首謀者はマレーシア国籍の元教授 ジャカルタの米系ホテル爆弾テロ
【クアラルンプール14日時事】昨年8月にインドネシア・ジャカルタの米系高級ホテル「JWマリオット」で起きた爆弾テロに関与した疑いで逮捕されたトヒル容疑者が別事件の証人としてインドネシアの裁判所に出廷し、マレーシア国籍の元大学教授、アザハリ・フシン容疑者=指名手配済み=がジャカルタ爆弾テロの首謀者だと証言した。AFP通信が現地の報道として伝えた。
 ジャカルタのホテル爆弾テロは、インドネシア人11人とオランダ人銀行員が死亡。このテロ事件と、約200人が死亡したバリ島爆弾テロは、東南アジアのイスラム過激派組織ジェマ・イスラミア(JI)の幹部であるアザハリ容疑者が主要な役割を果たしたとされるが、マレーシア警察当局は「JIの指導者は常にインドネシア人だ。アザハリがリーダーになる可能性はない」との認識を示していた。
 トヒル容疑者は昨年10月末、ジャカルタ爆弾テロの標的確定や前線基地となる借家を準備したほか、犯行に使用された自爆テロ車両を用意した疑いで、同じく犯行に関与したイスマイル容疑者とともに逮捕された。逮捕時には自殺用の爆薬を所持していたという。爆弾テロに深く関与していたとされ、裁判証言の信憑性は極めて高い。

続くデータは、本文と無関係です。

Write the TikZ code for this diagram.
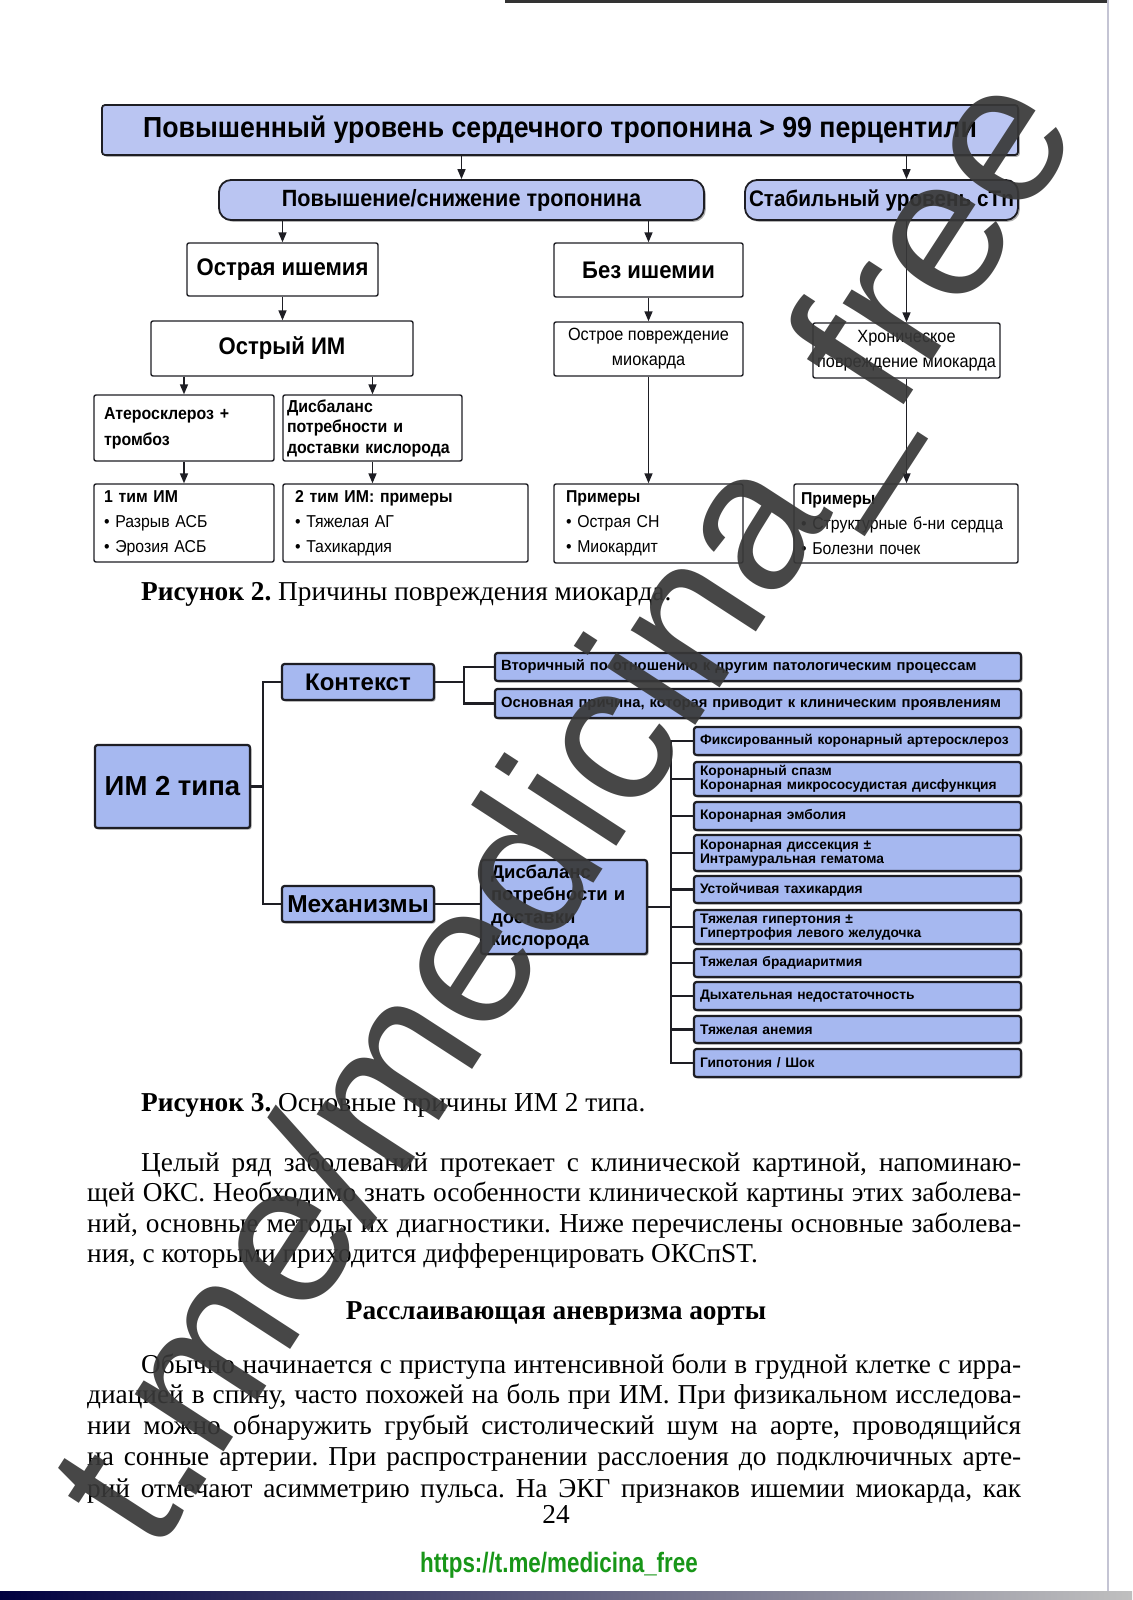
\documentclass[tikz,border=0pt]{standalone}
\usepackage{fontspec}
\setmainfont{Liberation Serif}
\setsansfont{Liberation Sans}
\newfontfamily\figsans[FakeStretch=0.92]{Liberation Sans}
\newfontfamily\linkfont[FakeStretch=0.8]{Liberation Sans}
\usetikzlibrary{arrows.meta,positioning,shadows,calc}
\definecolor{tropblue}{RGB}{186,197,242}
\definecolor{typeblue}{RGB}{166,184,240}
\definecolor{edgegray}{RGB}{30,30,36}
\definecolor{linkgreen}{RGB}{24,150,24}
\frenchspacing

\begin{document}
\begin{tikzpicture}[x=1pt, y=-1pt,
    tropbox/.style={draw=edgegray, line width=1.8pt, fill=tropblue, rounded corners=#1, inner sep=2pt,
        drop shadow={shadow xshift=1.8pt, shadow yshift=-1.8pt, fill=black!60}},
    plainbox/.style={draw=edgegray, line width=1.4pt, fill=white, rounded corners=2pt, inner sep=2pt},
    leftbox/.style={plainbox, align=left},
    typebox/.style={draw=edgegray, line width=2.2pt, fill=typeblue, rounded corners=2.5pt, inner sep=2pt,
        drop shadow={shadow xshift=1.6pt, shadow yshift=-1.6pt, fill=black!60}},
    itembox/.style={typebox, minimum width=327pt, text width=315pt, inner xsep=6pt, align=left,
        font=\sffamily\bfseries\fontsize{13.8}{14.5}\selectfont},
    arr/.style={-{Triangle[length=10pt, width=8pt]}, line width=1.6pt, draw=edgegray},
    conn/.style={line width=2.2pt, draw=edgegray},
    bodyline/.style={inner sep=0pt, anchor=base west, font=\fontsize{27.3}{30}\selectfont},
    wmark/.style={text=black!78, opacity=0.92, font=\sffamily\fontsize{200}{200}\selectfont, inner sep=0pt}
]
\useasboundingbox (0,0) rectangle (1132,1600);
\fill[white] (0,0) rectangle (1132,1600);

% page edges of the scan
\fill[black!80] (505,0) rectangle (1108,3);
\draw[blue!15!gray!40, line width=1.5pt] (1108,0) -- (1108,1600);
\shade[left color=black!75!blue, right color=gray!50] (0,1591) rectangle (1132,1600);

% --- figure 2: causes of myocardial injury ---
\node[tropbox=3pt, minimum width=916pt, minimum height=50pt, font=\figsans\bfseries\fontsize{29}{32}\selectfont] (top) at (560,130) {Повышенный уровень сердечного тропонина > 99 перцентили};
\node[tropbox=12pt, minimum width=485pt, minimum height=40pt, font=\figsans\bfseries\fontsize{23.5}{26}\selectfont] (pvs) at (461.5,200) {Повышение/снижение тропонина};
\node[tropbox=12pt, minimum width=273pt, minimum height=40pt, font=\figsans\bfseries\fontsize{22.5}{26}\selectfont] (stab) at (881.5,200) {Стабильный уровень cTn};

\node[plainbox, minimum width=191pt, minimum height=53pt, font=\figsans\bfseries\fontsize{24}{26}\selectfont] (acute) at (282.5,269.5) {Острая ишемия};
\node[plainbox, minimum width=189pt, minimum height=54pt, font=\figsans\bfseries\fontsize{24}{26}\selectfont] (noisch) at (648.5,270) {Без ишемии};

\node[plainbox, minimum width=262pt, minimum height=55pt, font=\figsans\bfseries\fontsize{24}{26}\selectfont] (ami) at (282,348.5) {Острый ИМ};
\node[plainbox, minimum width=189pt, minimum height=54pt, align=center, font=\figsans\fontsize{17.7}{25}\selectfont] (acinj) at (648.5,349) {Острое повреждение\\миокарда};
\node[plainbox, minimum width=187pt, minimum height=55pt, align=center, font=\figsans\fontsize{17.7}{25}\selectfont] (chr) at (906.5,350.5) {Хроническое\\повреждение миокарда};

\node[leftbox, minimum width=180pt, minimum height=66pt, text width=160pt, inner xsep=10pt, font=\figsans\bfseries\fontsize{17.3}{26}\selectfont] (athero) at (184,428) {Атеросклероз +\\тромбоз};
\node[leftbox, minimum width=179pt, minimum height=66pt, text width=171pt, inner xsep=4pt, font=\figsans\bfseries\fontsize{17.3}{20.5}\selectfont] (imbal) at (372.5,428) {Дисбаланс\\потребности и\\доставки кислорода};

\node[leftbox, minimum width=180pt, minimum height=78pt, text width=160pt, inner xsep=10pt, font=\figsans\fontsize{17.2}{25}\selectfont] (type1) at (184,523) {\textbf{1 тим ИМ}\\• Разрыв АСБ\\• Эрозия АСБ};
\node[leftbox, minimum width=245pt, minimum height=78pt, text width=221pt, inner xsep=12pt, font=\figsans\fontsize{17.2}{25}\selectfont] (type2) at (405.5,523) {\textbf{2 тим ИМ: примеры}\\• Тяжелая АГ\\• Тахикардия};
\node[leftbox, minimum width=189pt, minimum height=79pt, text width=165pt, inner xsep=12pt, font=\figsans\fontsize{17.2}{25}\selectfont] (ex1) at (648.5,523.5) {\textbf{Примеры}\\• Острая СН\\• Миокардит};
\node[leftbox, minimum width=224pt, minimum height=79pt, text width=210pt, inner xsep=7pt, font=\figsans\fontsize{17.2}{25}\selectfont] (ex2) at (906,523.5) {\textbf{Примеры}\\• Структурные б-ни сердца\\• Болезни почек};

\draw[arr] (top.south -| pvs) -- (pvs.north);
\draw[arr] (top.south -| chr) -- (stab.north -| chr);
\draw[arr] (stab.south -| chr) -- (chr.north);
\draw[arr] (pvs.south -| acute) -- (acute.north);
\draw[arr] (pvs.south -| noisch) -- (noisch.north);
\draw[arr] (acute.south) -- (acute.south |- ami.north);
\draw[arr] (noisch.south) -- (noisch.south |- acinj.north);
\draw[arr] (ami.south -| athero) -- (athero.north);
\draw[arr] (ami.south -| imbal) -- (imbal.north);
\draw[arr] (athero.south) -- (athero.south |- type1.north);
\draw[arr] (imbal.south) -- (imbal.south |- type2.north);
\draw[arr] (acinj.south) -- (acinj.south |- ex1.north);
\draw[arr] (chr.south) -- (chr.south |- ex2.north);

\node[bodyline] (cap2) at (141,600) {\textbf{Рисунок 2.} Причины повреждения миокарда.};

% --- figure 3: causes of type 2 MI ---
\node[typebox, minimum width=155pt, minimum height=83pt, font=\sffamily\bfseries\fontsize{27.5}{30}\selectfont] (im2) at (172.5,786.5) {ИМ 2 типа};
\node[typebox, minimum width=152pt, minimum height=36pt, font=\sffamily\bfseries\fontsize{24}{26}\selectfont] (ctx) at (358,682) {Контекст};
\node[typebox, minimum width=152pt, minimum height=36pt, font=\sffamily\bfseries\fontsize{24.5}{26}\selectfont] (mech) at (358,904) {Механизмы};
\node[typebox, minimum width=526pt, minimum height=28pt, text width=514pt, inner xsep=6pt, align=left, font=\sffamily\bfseries\fontsize{14.8}{16}\selectfont] (sec) at (758,667) {Вторичный по отношению к другим патологическим процессам};
\node[typebox, minimum width=526pt, minimum height=29pt, text width=514pt, inner xsep=6pt, align=left, font=\sffamily\bfseries\fontsize{14.8}{16}\selectfont] (main) at (758,703.5) {Основная причина, которая приводит к клиническим проявлениям};
\node[typebox, minimum width=166pt, minimum height=94pt, text width=146pt, inner xsep=10pt, align=left, font=\sffamily\bfseries\fontsize{18.5}{22.5}\selectfont] (imb3) at (564,907) {Дисбаланс\\потребности и\\доставки\\кислорода};

\foreach \y/\h/\txt [count=\i] in {741/28/{Фиксированный коронарный артеросклероз},
    779/34/{Коронарный спазм\\Коронарная микрососудистая дисфункция},
    816/28/{Коронарная эмболия},
    853/36/{Коронарная диссекция ±\\Интрамуральная гематома},
    889.5/27/{Устойчивая тахикардия},
    927/34/{Тяжелая гипертония ±\\Гипертрофия левого желудочка},
    963/28/{Тяжелая брадиаритмия},
    996/28/{Дыхательная недостаточность},
    1029.5/27/{Тяжелая анемия},
    1063/28/{Гипотония / Шок}}
  \node[itembox, minimum height=\h pt] (it\i) at (857.5,\y) {\txt};

\coordinate (trunkL) at (263,786.5);
\coordinate (trunkC) at (464,682);
\coordinate (trunkM) at (671,907);
\draw[conn] (im2.east) -- (trunkL);
\draw[conn] (ctx.west) -| (trunkL) |- (mech.west);
\draw[conn] (ctx.east) -- (trunkC);
\draw[conn] (sec.west) -| (trunkC) |- (main.west);
\draw[conn] (mech.east) -- (imb3.west |- mech.east);
\draw[conn] (imb3.east) -- (trunkM);
\draw[conn] (it1.west) -| (trunkM) |- (it10.west);
\foreach \i in {2,...,9}
  \draw[conn] (it\i.west) -- (it\i.west -| trunkM);

\node[bodyline] (cap3) at (141,1111) {\textbf{Рисунок 3.} Основные причины ИМ 2 типа.};

% --- running text ---
\node[bodyline] (p1a) at (141,1171) {\makebox[880pt][s]{Целый ряд заболеваний протекает с клинической картиной, напоминаю-}};
\node[bodyline] (p1b) at (87,1201) {\makebox[934pt][s]{щей ОКС. Необходимо знать особенности клинической картины этих заболева-}};
\node[bodyline] (p1c) at (87,1232) {\makebox[934pt][s]{ний, основные методы их диагностики. Ниже перечислены основные заболева-}};
\node[bodyline] (p1d) at (87,1262) {ния, с которыми приходится дифференцировать ОКСпST.};
\node[bodyline, anchor=base, font=\bfseries\fontsize{27.3}{30}\selectfont] (head) at (556,1319) {Расслаивающая аневризма аорты};
\node[bodyline] (p2a) at (141,1373) {\makebox[880pt][s]{Обычно начинается с приступа интенсивной боли в грудной клетке с ирра-}};
\node[bodyline] (p2b) at (87,1403) {\makebox[934pt][s]{диацией в спину, часто похожей на боль при ИМ. При физикальном исследова-}};
\node[bodyline] (p2c) at (87,1434) {\makebox[934pt][s]{нии можно обнаружить грубый систолический шум на аорте, проводящийся}};
\node[bodyline] (p2d) at (87,1465) {\makebox[934pt][s]{на сонные артерии. При распространении расслоения до подключичных арте-}};
\node[bodyline] (p2e) at (87,1497) {\makebox[934pt][s]{рий отмечают асимметрию пульса. На ЭКГ признаков ишемии миокарда, как}};
\node[bodyline, anchor=base] (pnum) at (556,1523) {24};
\node[anchor=base, inner sep=0pt, text=linkgreen, font=\linkfont\bfseries\fontsize{28}{30}\selectfont] (link) at (559,1572) {https://t.me/medicina\_free};

% watermark over the page
\node[wmark, rotate=57] (wm) at (575,815) {t.me/medicina\_free};
\end{tikzpicture}
\end{document}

 証言によると、マレーシア技術科学大学元教授で爆発物専門家のアザハリ容疑者と、同じくマレーシア国籍で宗教学校教師ノルディン・モハマド・トップ容疑者=指名手配済み=は犯行前、「インドネシアにある米国の資産を爆破する」と話し合っていた。事件後、2人は逃亡し、インドネシア国内に潜伏しているという。
 マレーシア警察も、テロに関与した疑いでアザハリ、ノルディン両容疑者ら6人に対して一人当たり5万リンギの賞金をかけて行方を追っている。
(2004年1月15日 時事速報シンガポール)
 
国際テロ研究所がオープン=データベースを構築へ
 シンガポールに20日、国際テロの手法や目的を研究する研究機関「政治暴力・テロ研究国際センター」が正式オープンした。
 同センターの所長は、テロ・アナリストのロハン・グナラトナ博士。同博士のほかセンターには、米国、欧州、アジアの軍・諜報部関係者、宗教研究者など20−30代の15人のリサーチャーが所属している。同センターでは、元テロリストのインタビューや紛争地帯での実地調査などによるテロ関係のデータを分析し、アジア地域のテロ事件やテロリストに関する一大データベースを構築する計画。
 同センターにはすでに、アフガニスタンのアルカイダのキャンプで押収された250以上のビデオのコレクションがある。また東南アジアのイスラム過激派組織「ジェマ・イスラミア(JI)」の組織内規律の英訳も完成させている。